A snapshot of mortgage loans in Maryland and across the U.S. in the fourth quarter of 2010 prompted some optimism about the coming year despite a record number of loans in foreclosure.
In a report released Thursday by the Mortgage Bankers Association, loans in foreclosure increased to 4.63 percent during the quarter, up from 4.39 percent in the third quarter and tying a record set in the first quarter of 2010. In Maryland, the number of loans in the foreclosure process increased from 3.22 percent of all loans in the third quarter to 3.41 percent in the fourth quarter.
The final quarter of the year saw large lenders like GMAC Mortgage and Bank of America slowing and sometimes stopping foreclosures over concerns about the accuracy of signed court documents.
According to the survey, Maryland had the biggest jump in the percentage of loans starting foreclosure in the fourth quarter compared to the three months prior. Only 11 states recorded a quarter-to-quarter increase at the end of the year. In Maryland, 0.89 percent of all loans entered the foreclosure process, compared to 0.75 percent in the third quarter.
Nevada had the highest percentage of loans starting foreclosure in the quarter at 2.95 percent.
Delinquent loans in the state — but not those that have reached foreclosure — declined in the quarter to 10.11 percent from 10.41 percent the prior three months. While a decrease, the percent of delinquent loans still ranked Maryland 10th among all states. Mississippi ranked first in the percentage of delinquent loans at 13.31 percent.
David Meurer, president of the Maryland Mortgage Bankers Association, said the numbers seem to indicate that factors like the state’s mediation law, which went into effect in July, were having a positive impact. That, combined with national trends like a decrease in the jobless rate, seemed to show things were improving.
“There is no doubt that there is still a lot of pain,” Meurer said. “But, I feel in my heart that we have turned the corner and are headed for better times.”

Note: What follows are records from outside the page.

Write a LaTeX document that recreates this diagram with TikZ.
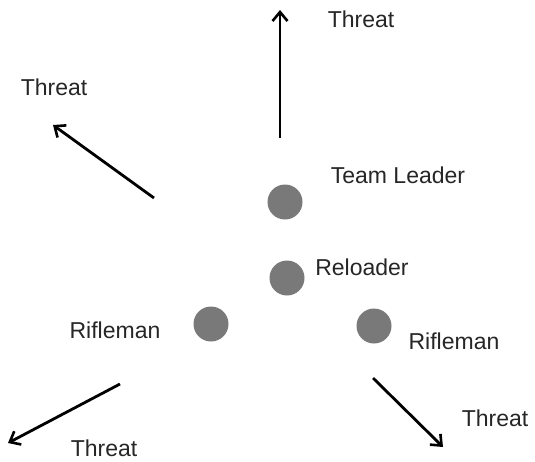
\documentclass[tikz,border=0pt]{standalone}
\usepackage{fontspec}
\setmainfont{Liberation Sans}
\usetikzlibrary{arrows.meta}
\begin{document}
\begin{tikzpicture}[x=1pt,y=-1pt,
  member/.style={circle,fill=gray!95!black,inner sep=0pt,minimum size=35pt},
  lbl/.style={font=\fontsize{23}{26}\selectfont,text=black!85,inner sep=0pt},
  threatarrow/.style={line width=2.8pt,-{Straight Barb[length=9pt,width=15pt,line width=2.6pt]}}]
\useasboundingbox (0,0) rectangle (535,461);
% members
\node[member] (tl) at (285,202) {};
\node[member] (rl) at (287,278) {};
\node[member] (rfl) at (211,324) {};
\node[member] (rfr) at (374,326) {};
% labels
\node[lbl] (ltl) at (398,175) {Team Leader};
\node[lbl] (lrl) at (362,267) {Reloader};
\node[lbl] (lrfl) at (115,330) {Rifleman};
\node[lbl] (lrfr) at (454,341) {Rifleman};
% arrow coordinates
\coordinate (a1s) at (280,138);
\coordinate (a1e) at (280,10);
\coordinate (a2s) at (154,198);
\coordinate (a2e) at (53,125);
\coordinate (a3s) at (120,384);
\coordinate (a3e) at (8,443);
\coordinate (a4s) at (373,378);
\coordinate (a4e) at (443,447);
\draw[threatarrow] (a1s) -- (a1e);
\draw[threatarrow] (a2s) -- (a2e);
\draw[threatarrow] (a3s) -- (a3e);
\draw[threatarrow] (a4s) -- (a4e);
% threat labels
\node[lbl] (t1) at (361,19) {Threat};
\node[lbl] (t2) at (54,87) {Threat};
\node[lbl] (t3) at (104,448) {Threat};
\node[lbl] (t4) at (495,418) {Threat};
\end{tikzpicture}
\end{document}
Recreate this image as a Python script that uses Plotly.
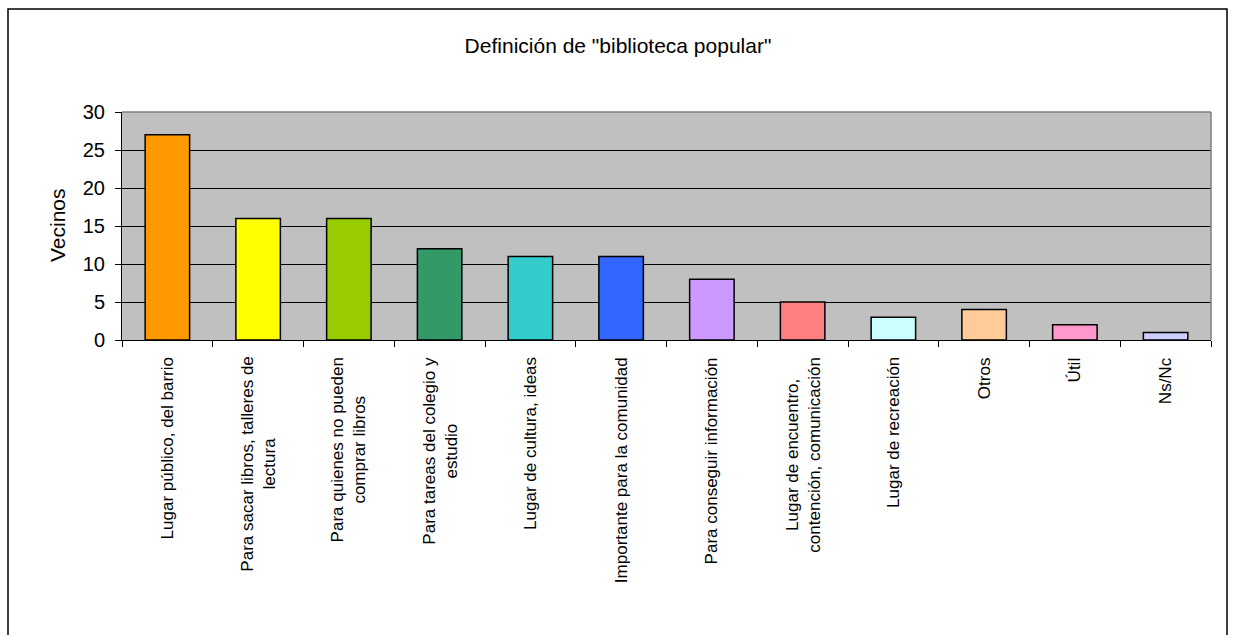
import plotly.graph_objects as go

categories = [
    "Lugar público, del barrio",
    "Para sacar libros, talleres de<br>lectura",
    "Para quienes no pueden<br>comprar libros",
    "Para tareas del colegio y<br>estudio",
    "Lugar de cultura, ideas",
    "Importante para la comunidad",
    "Para conseguir información",
    "Lugar de encuentro,<br>contención, comunicación",
    "Lugar de recreación",
    "Otros",
    "Útil",
    "Ns/Nc",
]
values = [27, 16, 16, 12, 11, 11, 8, 5, 3, 4, 2, 1]
colors = ["#FF9900", "#FFFF00", "#99CC00", "#339966", "#33CCCC", "#3366FF",
          "#CC99FF", "#FF8080", "#CCFFFF", "#FFCC99", "#FF99CC", "#CCCCFF"]
y_ticks = [0, 5, 10, 15, 20, 25, 30]

W, H = 1235, 635
L, R, T, B = 122, 24, 112, 295
pw, ph = W - L - R, H - T - B

def px(x):
    return (x - L) / pw

def py(y):
    return (H - B - y) / ph

fig = go.Figure()
fig.add_trace(go.Bar(
    x=categories, y=values,
    marker=dict(color=colors, line=dict(color="black", width=1.5)),
    width=0.49,
))

label_annotations = [
    dict(text=c, x=c, xref="x", y=py(355), yref="paper", textangle=-90,
         showarrow=False, xanchor="center", yanchor="top", align="center",
         font=dict(size=17, color="black"))
    for c in categories
]

fig.update_layout(
    width=W, height=H,
    margin=dict(l=L, r=R, t=T, b=B, pad=0),
    paper_bgcolor="white",
    plot_bgcolor="#C0C0C0",
    showlegend=False,
    font=dict(family="Liberation Sans, Arial, sans-serif", color="black"),
    title=dict(text='Definición de "biblioteca popular"', x=618 / W, xanchor="center",
               xref="container", y=(H - 46) / H, yanchor="middle", yref="container",
               font=dict(size=21, color="black")),
    xaxis=dict(
        showticklabels=False,
        showline=True, linecolor="black", linewidth=1,
        ticks="outside", ticklen=6, tickcolor="black", tickson="boundaries",
        showgrid=False, fixedrange=True,
    ),
    yaxis=dict(
        range=[0, 30], tickvals=y_ticks, tickfont=dict(size=20), ticklabelstandoff=6,
        showline=True, linecolor="black", linewidth=1,
        ticks="outside", ticklen=6, tickcolor="black",
        showgrid=True, gridcolor="black", gridwidth=1, zeroline=False,
    ),
    annotations=[dict(text="Vecinos", xref="paper", yref="paper",
                      x=px(57), y=py(225), textangle=-90, showarrow=False,
                      xanchor="center", yanchor="middle",
                      font=dict(size=21, color="black"))] + label_annotations,
    shapes=[
        dict(type="line", xref="paper", yref="paper", x0=0, x1=1, y0=1, y1=1,
             line=dict(color="#808080", width=1.5), layer="above"),
        dict(type="line", xref="paper", yref="paper", x0=1, x1=1, y0=0, y1=1,
             line=dict(color="#808080", width=1.5), layer="above"),
        dict(type="rect", xref="paper", yref="paper",
             x0=px(8), x1=px(1227), y0=py(640), y1=py(9),
             line=dict(color="black", width=1.5), layer="above"),
    ],
)

fig.write_html("out.html")
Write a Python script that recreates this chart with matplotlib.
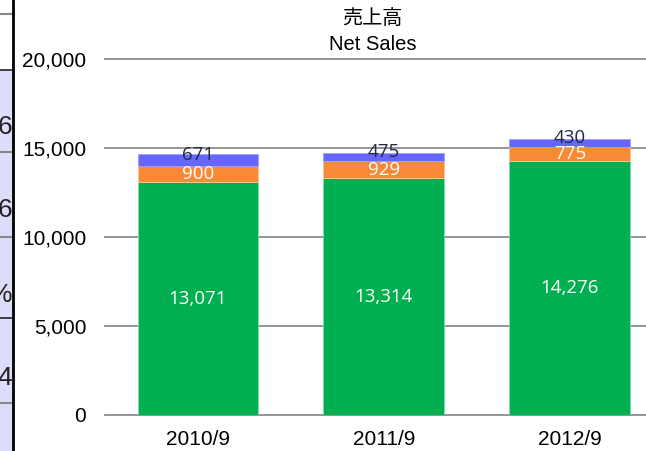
import matplotlib
matplotlib.use("Agg")
import matplotlib.pyplot as plt
from matplotlib.patches import Rectangle

# datos del gráfico
periods = ["2010/9", "2011/9", "2012/9"]
green_vals = [13071, 13314, 14276]
orange_vals = [900, 929, 775]
purple_vals = [671, 475, 430]
y_ticks = [0, 5000, 10000, 15000, 20000]

GREEN = "#00B050"
ORANGE = "#F98A35"
PURPLE = "#6666FF"
LABEL_DARK = "#1F2A44"

W, H = 646, 451
fig = plt.figure(figsize=(W / 100, H / 100), dpi=100)

# tira recortada de la tabla a la izquierda
strip = fig.add_axes([0, 0, 13 / W, 1])
strip.set_xlim(0, 13)
strip.set_ylim(H, 0)
strip.axis("off")
strip.add_patch(Rectangle((0, 70), 13, H - 70, color="#DDDDFA", zorder=0))
for yy in [14, 152, 237, 403]:
    strip.plot([0, 13], [yy, yy], color="#888888", lw=1.5)
strip.plot([0, 13], [70, 70], color="#222222", lw=1.2)
strip.plot([0, 13], [318, 318], color="#222222", lw=1.2)
for yy, ch in [(127, "6"), (210, "6"), (295, "%"), (378, "4")]:
    strip.text(12, yy, ch, ha="right", va="center", fontsize=19,
               family="Liberation Sans", color="#222222", clip_on=True)
fig.add_artist(plt.Line2D([13.5 / W, 13.5 / W], [0, 1], color="black", lw=2))

# gráfico principal
ax = fig.add_axes([105 / W, 1 - 415 / H, 1 - 105 / W, (415 - 59) / H])
x = list(range(len(periods)))
width = 0.65
bottom2 = [g + o for g, o in zip(green_vals, orange_vals)]
ax.bar(x, green_vals, width, color=GREEN, edgecolor="#7FE0A8", lw=0.6, zorder=3)
ax.bar(x, orange_vals, width, bottom=green_vals, color=ORANGE,
       edgecolor="#FCC59A", lw=0.6, zorder=3)
ax.bar(x, purple_vals, width, bottom=bottom2, color=PURPLE,
       edgecolor="#A0A0FF", lw=0.6, zorder=3)

ax.set_xlim(-0.5, 2.41)
ax.set_ylim(0, 20000)
ax.set_yticks(y_ticks)
ax.set_yticklabels([f"{v:,}" for v in y_ticks], family="Liberation Sans",
                   fontsize=15)
ax.set_xticks(x)
ax.set_xticklabels(periods, family="Liberation Sans", fontsize=15)
ax.tick_params(axis="y", length=0, pad=13.5)
ax.tick_params(axis="x", length=0, pad=11)
for v in y_ticks:
    ax.axhline(v, color="#8C8C8C", lw=1.3, zorder=1, clip_on=False)
for s in ax.spines.values():
    s.set_visible(False)

lab_font = dict(family="Open Sans", fontsize=13.5, ha="center", va="center", zorder=5)
for i in x:
    ax.text(i, green_vals[i] / 2, f"{green_vals[i]:,}", color="white", **lab_font)
    ax.text(i, green_vals[i] + orange_vals[i] / 2, f"{orange_vals[i]:,}",
            color="white", **lab_font)
    ax.annotate(f"{purple_vals[i]:,}", (i, bottom2[i] + purple_vals[i] / 2),
                xytext=(0, 4), textcoords="offset points", color=LABEL_DARK,
                **lab_font)

fig.text(372 / W, 1 - 19 / H, "売上高", ha="center", va="center", fontsize=14.5,
         family=["Noto Sans CJK JP", "DejaVu Sans"])
fig.text(373 / W, 1 - 45 / H, "Net Sales", ha="center", va="center", fontsize=14.5,
         family="Liberation Sans")

fig.savefig("out.png", dpi=100)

Nationwide, one contributing factor to the jump in foreclosures was the performance of prime fixed loans, which make up 63 percent of all mortgages. In the fourth quarter, the number of prime fixed loans in foreclosure increased to 2.67 percent — the highest since the association started the survey in 1953. Foreclosure actions were started on 1.27 percent of mortgages in the final quarter of the year, compared to 1.34 percent in the third quarter. Maryland saw an increase in the number of prime fixed loans in foreclosure increased to 1.44 percent.
While the percentage of mortgages in foreclosure climbed, the number of delinquent loans was at the lowest level in two years in the quarter. The delinquency rate for loans on one-to-four-unit residential properties was 8.22 percent.
Jay Brinkmann, chief economist for the Mortgage Bankers Association, said the study revealed some optimism, especially in the number of loans past due.
“While delinquency and foreclosure rates are still well above historical norms, we have clearly turned the corner,” Brinkmann said in a prepared statement. “Absent a significant economic reversal, the delinquency picture should continue to improve during 2011.”
The National Delinquency Survey covers roughly 43.6 million first-lien mortgages on one- to four-unit residential properties. This amounted to a decrease of about 389,000 loans from the previous quarter and an 850,000 decrease from 2009.